Items from a data source:
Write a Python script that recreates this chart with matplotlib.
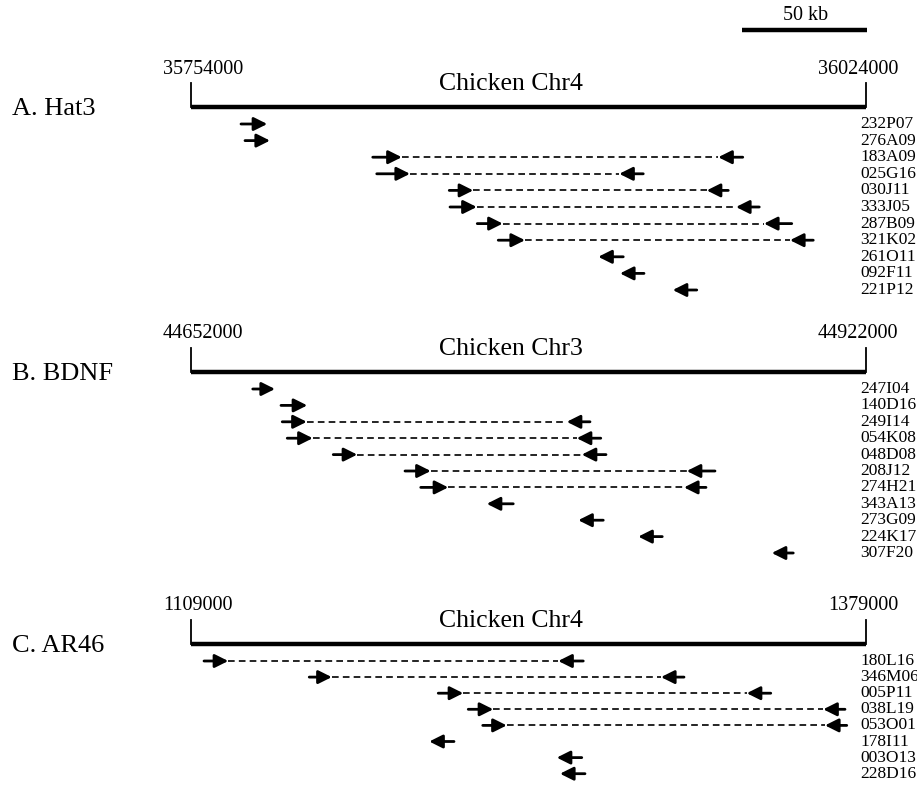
import matplotlib
matplotlib.use("Agg")
import matplotlib.pyplot as plt

plt.rcParams['font.family'] = ['Liberation Serif', 'DejaVu Serif']

# 각 패널 데이터 (위치는 구간 시작점으로부터 kb 단위)
span_kb = 270
scale_kb = 50

a_title = "A. Hat3"
a_chrom = "Chicken Chr4"
a_start = 35754000
a_clones = ["232P07", "276A09", "183A09", "025G16", "030J11", "333J05",
            "287B09", "321K02", "261O11", "092F11", "221P12"]
# forward end: (tail, head)
a_fwd = [(20.0, 30.5), (21.6, 31.6), (72.7, 84.3), (74.3, 87.6), (103.3, 112.9),
         (103.6, 114.3), (114.5, 124.7), (122.9, 133.6), None, None, None]
# reverse end: (head, tail)
a_rev = [None, None, (210.9, 220.7), (171.3, 180.9), (206.3, 214.9),
         (218.0, 227.3), (229.2, 240.3), (239.6, 248.9), (162.9, 172.9),
         (171.6, 181.2), (192.7, 202.3)]

b_title = "B. BDNF"
b_chrom = "Chicken Chr3"
b_start = 44652000
b_clones = ["247I04", "140D16", "249I14", "054K08", "048D08", "208J12",
            "274H21", "343A13", "273G09", "224K17", "307F20"]
b_fwd = [(24.7, 33.6), (36.0, 46.5), (36.5, 46.3), (38.5, 48.7), (56.9, 66.5),
         (85.6, 95.9), (91.9, 102.9), None, None, None, None]
b_rev = [None, None, (150.3, 159.6), (154.3, 163.9), (156.3, 166.0),
         (198.3, 209.6), (197.2, 206.0), (118.3, 128.9), (154.9, 164.9),
         (178.9, 188.5), (232.3, 240.9)]

c_title = "C. AR46"
c_chrom = "Chicken Chr4"
c_start = 1109000
c_clones = ["180L16", "346M06", "005P11", "038L19", "053O01", "178I11",
            "003O13", "228D16"]
c_fwd = [(5.2, 14.9), (47.3, 56.3), (98.9, 108.9), (110.9, 120.9),
         (116.7, 126.3), None, None, None]
c_rev = [(146.9, 156.9), (188.0, 197.2), (222.3, 231.9), (252.9, 261.6),
         (253.6, 262.3), (95.3, 105.2), (146.3, 156.3), (147.6, 157.6)]

panels = [
    (a_title, a_chrom, a_start, a_clones, a_fwd, a_rev, 107, 16.6),
    (b_title, b_chrom, b_start, b_clones, b_fwd, b_rev, 372, 16.4),
    (c_title, c_chrom, c_start, c_clones, c_fwd, c_rev, 644, 16.1),
]

W, H = 917, 786
px_per_kb = 2.5
x0_px = 191

fig = plt.figure(figsize=(W / 100, H / 100), dpi=100)
ax = fig.add_axes([0, 0, 1, 1])
ax.set_xlim(-x0_px / px_per_kb, (W - x0_px) / px_per_kb)
ax.set_ylim(H, 0)
ax.axis("off")


def arrow(x_from, x_to, y):
    ax.annotate("", xy=(x_to, y), xytext=(x_from, y),
                arrowprops=dict(arrowstyle="-|>", lw=2.0, color="black",
                                mutation_scale=20, shrinkA=0, shrinkB=0))


for title, chrom, start, clones, fwd, rev, y_bb, gap in panels:
    # 염색체 구간
    ax.plot([0, span_kb], [y_bb, y_bb], color="black", lw=3.2,
            solid_capstyle="butt")
    for xe in (0, span_kb):
        ax.plot([xe, xe], [y_bb, y_bb - 24], color="black", lw=1.3)
    ax.text(-11.2, y_bb - 38, str(start), ha="left", va="center", fontsize=14.5)
    ax.text(282.8, y_bb - 38, str(start + span_kb * 1000), ha="right",
            va="center", fontsize=14.5)
    ax.text(128, y_bb - 23, chrom, ha="center", va="center", fontsize=18.5)
    ax.text(-71.5, y_bb + 2, title, ha="left", va="center", fontsize=19)

    # 클론 말단 화살표
    for i, name in enumerate(clones):
        y = y_bb + 17 + i * gap
        f = fwd[i]
        r = rev[i]
        if f is not None:
            arrow(f[0], f[1], y)
        if r is not None:
            arrow(r[1], r[0], y)
        if f is not None and r is not None:
            ax.plot([f[1], r[0]], [y, y], color="black", lw=1.2,
                    ls=(0, (4, 2.5)))
        ax.text(267.6, y, name, ha="left", va="center", fontsize=12.5)

# 스케일 바
ax.plot([span_kb - scale_kb + 0.5, span_kb + 0.5], [30, 30], color="black",
        lw=3.2, solid_capstyle="butt")
ax.text(span_kb - scale_kb / 2 + 1, 15, "50 kb", ha="center", va="center",
        fontsize=14.5)

plt.savefig("out.png", dpi=100)
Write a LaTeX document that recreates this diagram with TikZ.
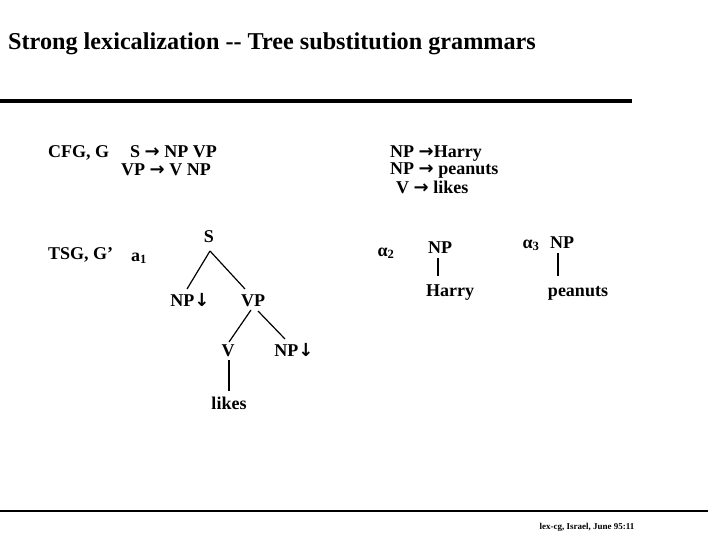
\documentclass[tikz,border=0pt]{standalone}
\usepackage{fontspec}
\setmainfont{Liberation Serif}
\newfontfamily\arrowfont{DejaVu Sans}
\newcommand{\rarr}{{\arrowfont\bfseries →}}
\newcommand{\darr}{{\arrowfont\bfseries ↓}}
\begin{document}
\begin{tikzpicture}[x=1pt,y=-1pt,
  txt/.style={inner sep=0pt,text height=12pt,text depth=0pt,font=\fontsize{18}{20}\selectfont\bfseries},
  edge/.style={line width=1.2pt},
  every node/.style={inner sep=0pt}]
\useasboundingbox (0,0) rectangle (720,540);
% title
\node[anchor=west,font=\fontsize{24.2}{26}\selectfont\bfseries] (title) at (8,44) {Strong lexicalization -{}- Tree substitution grammars};
\draw[line width=4pt] (0,101) -- (632,101);
% CFG rules
\node[txt,anchor=west] (cfg) at (48,152) {CFG, G};
\node[txt,anchor=west] (r1) at (130,152) {S \rarr\ NP VP};
\node[txt,anchor=west] (r2) at (121,170) {VP \rarr\ V NP};
\node[txt,anchor=west] (r3) at (390,152) {NP \rarr Harry};
\node[txt,anchor=west] (r4) at (390,169) {NP \rarr\ peanuts};
\node[txt,anchor=west] (r5) at (396,188) {V \rarr\ likes};
% TSG
\node[txt,anchor=west] (tsg) at (48,253) {TSG, G’};
\node[txt,anchor=west] (a1) at (131,255) {a\textsubscript{1}};
% tree alpha1
\node[txt] (S) at (209,236) {S};
\node[txt] (NP1) at (190,300) {NP\darr};
\node[txt] (VP) at (253,300) {VP};
\node[txt] (V) at (228,350) {V};
\node[txt] (NP2) at (294,350) {NP\darr};
\node[txt] (likes) at (229,403) {likes};
\coordinate (Sb) at (210,251);
\draw[edge] (Sb) -- (187,289);
\draw[edge] (Sb) -- (245,289);
\draw[edge] (251,310) -- (229,342);
\draw[edge] (258,311) -- (285,339);
\draw[edge] (229,360) -- (229,391);
% alpha2
\node[txt] (al2) at (386,250) {α\textsubscript{2}};
\node[txt] (NPh) at (440,247) {NP};
\node[txt] (harry) at (450,290) {Harry};
\draw[edge] (438,258) -- (438,276);
% alpha3
\node[txt] (al3) at (531,242) {α\textsubscript{3}};
\node[txt] (NPp) at (562,242) {NP};
\node[txt] (peanuts) at (578,290) {peanuts};
\draw[edge] (558,253) -- (558,276);
% footer
\draw[line width=1.2pt] (0,511) -- (708,511);
\node[font=\fontsize{9}{10}\selectfont\bfseries] (foot) at (587,527) {lex-cg, Israel, June 95:11};
\end{tikzpicture}
\end{document}
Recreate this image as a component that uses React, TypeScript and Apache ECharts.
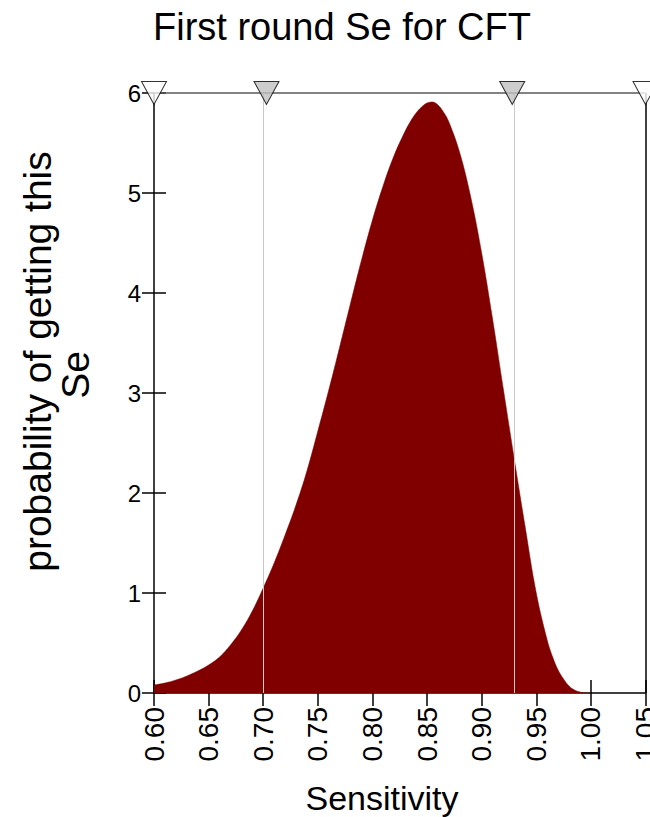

> INSTRUCTION
Output the records above exactly; leave out the pictures.

> EXPECTED ANSWER
Write a Python script that recreates this chart with matplotlib.
import matplotlib
matplotlib.use("Agg")
import matplotlib.pyplot as plt

plt.rcParams['font.family'] = ['Liberation Serif', 'DejaVu Serif']

# 각 패널 데이터 (위치는 구간 시작점으로부터 kb 단위)
span_kb = 270
scale_kb = 50

a_title = "A. Hat3"
a_chrom = "Chicken Chr4"
a_start = 35754000
a_clones = ["232P07", "276A09", "183A09", "025G16", "030J11", "333J05",
            "287B09", "321K02", "261O11", "092F11", "221P12"]
# forward end: (tail, head)
a_fwd = [(20.0, 30.5), (21.6, 31.6), (72.7, 84.3), (74.3, 87.6), (103.3, 112.9),
         (103.6, 114.3), (114.5, 124.7), (122.9, 133.6), None, None, None]
# reverse end: (head, tail)
a_rev = [None, None, (210.9, 220.7), (171.3, 180.9), (206.3, 214.9),
         (218.0, 227.3), (229.2, 240.3), (239.6, 248.9), (162.9, 172.9),
         (171.6, 181.2), (192.7, 202.3)]

b_title = "B. BDNF"
b_chrom = "Chicken Chr3"
b_start = 44652000
b_clones = ["247I04", "140D16", "249I14", "054K08", "048D08", "208J12",
            "274H21", "343A13", "273G09", "224K17", "307F20"]
b_fwd = [(24.7, 33.6), (36.0, 46.5), (36.5, 46.3), (38.5, 48.7), (56.9, 66.5),
         (85.6, 95.9), (91.9, 102.9), None, None, None, None]
b_rev = [None, None, (150.3, 159.6), (154.3, 163.9), (156.3, 166.0),
         (198.3, 209.6), (197.2, 206.0), (118.3, 128.9), (154.9, 164.9),
         (178.9, 188.5), (232.3, 240.9)]

c_title = "C. AR46"
c_chrom = "Chicken Chr4"
c_start = 1109000
c_clones = ["180L16", "346M06", "005P11", "038L19", "053O01", "178I11",
            "003O13", "228D16"]
c_fwd = [(5.2, 14.9), (47.3, 56.3), (98.9, 108.9), (110.9, 120.9),
         (116.7, 126.3), None, None, None]
c_rev = [(146.9, 156.9), (188.0, 197.2), (222.3, 231.9), (252.9, 261.6),
         (253.6, 262.3), (95.3, 105.2), (146.3, 156.3), (147.6, 157.6)]

panels = [
    (a_title, a_chrom, a_start, a_clones, a_fwd, a_rev, 107, 16.6),
    (b_title, b_chrom, b_start, b_clones, b_fwd, b_rev, 372, 16.4),
    (c_title, c_chrom, c_start, c_clones, c_fwd, c_rev, 644, 16.1),
]

W, H = 917, 786
px_per_kb = 2.5
x0_px = 191

fig = plt.figure(figsize=(W / 100, H / 100), dpi=100)
ax = fig.add_axes([0, 0, 1, 1])
ax.set_xlim(-x0_px / px_per_kb, (W - x0_px) / px_per_kb)
ax.set_ylim(H, 0)
ax.axis("off")


def arrow(x_from, x_to, y):
    ax.annotate("", xy=(x_to, y), xytext=(x_from, y),
                arrowprops=dict(arrowstyle="-|>", lw=2.0, color="black",
                                mutation_scale=20, shrinkA=0, shrinkB=0))


for title, chrom, start, clones, fwd, rev, y_bb, gap in panels:
    # 염색체 구간
    ax.plot([0, span_kb], [y_bb, y_bb], color="black", lw=3.2,
            solid_capstyle="butt")
    for xe in (0, span_kb):
        ax.plot([xe, xe], [y_bb, y_bb - 24], color="black", lw=1.3)
    ax.text(-11.2, y_bb - 38, str(start), ha="left", va="center", fontsize=14.5)
    ax.text(282.8, y_bb - 38, str(start + span_kb * 1000), ha="right",
            va="center", fontsize=14.5)
    ax.text(128, y_bb - 23, chrom, ha="center", va="center", fontsize=18.5)
    ax.text(-71.5, y_bb + 2, title, ha="left", va="center", fontsize=19)

    # 클론 말단 화살표
    for i, name in enumerate(clones):
        y = y_bb + 17 + i * gap
        f = fwd[i]
        r = rev[i]
        if f is not None:
            arrow(f[0], f[1], y)
        if r is not None:
            arrow(r[1], r[0], y)
        if f is not None and r is not None:
            ax.plot([f[1], r[0]], [y, y], color="black", lw=1.2,
                    ls=(0, (4, 2.5)))
        ax.text(267.6, y, name, ha="left", va="center", fontsize=12.5)

# 스케일 바
ax.plot([span_kb - scale_kb + 0.5, span_kb + 0.5], [30, 30], color="black",
        lw=3.2, solid_capstyle="butt")
ax.text(span_kb - scale_kb / 2 + 1, 15, "50 kb", ha="center", va="center",
        fontsize=14.5)

plt.savefig("out.png", dpi=100)
Write a LaTeX document that recreates this diagram with TikZ.
\documentclass[tikz,border=0pt]{standalone}
\usepackage{fontspec}
\setmainfont{Liberation Serif}
\newfontfamily\arrowfont{DejaVu Sans}
\newcommand{\rarr}{{\arrowfont\bfseries →}}
\newcommand{\darr}{{\arrowfont\bfseries ↓}}
\begin{document}
\begin{tikzpicture}[x=1pt,y=-1pt,
  txt/.style={inner sep=0pt,text height=12pt,text depth=0pt,font=\fontsize{18}{20}\selectfont\bfseries},
  edge/.style={line width=1.2pt},
  every node/.style={inner sep=0pt}]
\useasboundingbox (0,0) rectangle (720,540);
% title
\node[anchor=west,font=\fontsize{24.2}{26}\selectfont\bfseries] (title) at (8,44) {Strong lexicalization -{}- Tree substitution grammars};
\draw[line width=4pt] (0,101) -- (632,101);
% CFG rules
\node[txt,anchor=west] (cfg) at (48,152) {CFG, G};
\node[txt,anchor=west] (r1) at (130,152) {S \rarr\ NP VP};
\node[txt,anchor=west] (r2) at (121,170) {VP \rarr\ V NP};
\node[txt,anchor=west] (r3) at (390,152) {NP \rarr Harry};
\node[txt,anchor=west] (r4) at (390,169) {NP \rarr\ peanuts};
\node[txt,anchor=west] (r5) at (396,188) {V \rarr\ likes};
% TSG
\node[txt,anchor=west] (tsg) at (48,253) {TSG, G’};
\node[txt,anchor=west] (a1) at (131,255) {a\textsubscript{1}};
% tree alpha1
\node[txt] (S) at (209,236) {S};
\node[txt] (NP1) at (190,300) {NP\darr};
\node[txt] (VP) at (253,300) {VP};
\node[txt] (V) at (228,350) {V};
\node[txt] (NP2) at (294,350) {NP\darr};
\node[txt] (likes) at (229,403) {likes};
\coordinate (Sb) at (210,251);
\draw[edge] (Sb) -- (187,289);
\draw[edge] (Sb) -- (245,289);
\draw[edge] (251,310) -- (229,342);
\draw[edge] (258,311) -- (285,339);
\draw[edge] (229,360) -- (229,391);
% alpha2
\node[txt] (al2) at (386,250) {α\textsubscript{2}};
\node[txt] (NPh) at (440,247) {NP};
\node[txt] (harry) at (450,290) {Harry};
\draw[edge] (438,258) -- (438,276);
% alpha3
\node[txt] (al3) at (531,242) {α\textsubscript{3}};
\node[txt] (NPp) at (562,242) {NP};
\node[txt] (peanuts) at (578,290) {peanuts};
\draw[edge] (558,253) -- (558,276);
% footer
\draw[line width=1.2pt] (0,511) -- (708,511);
\node[font=\fontsize{9}{10}\selectfont\bfseries] (foot) at (587,527) {lex-cg, Israel, June 95:11};
\end{tikzpicture}
\end{document}
Recreate this image as a component that uses React, TypeScript and Apache ECharts.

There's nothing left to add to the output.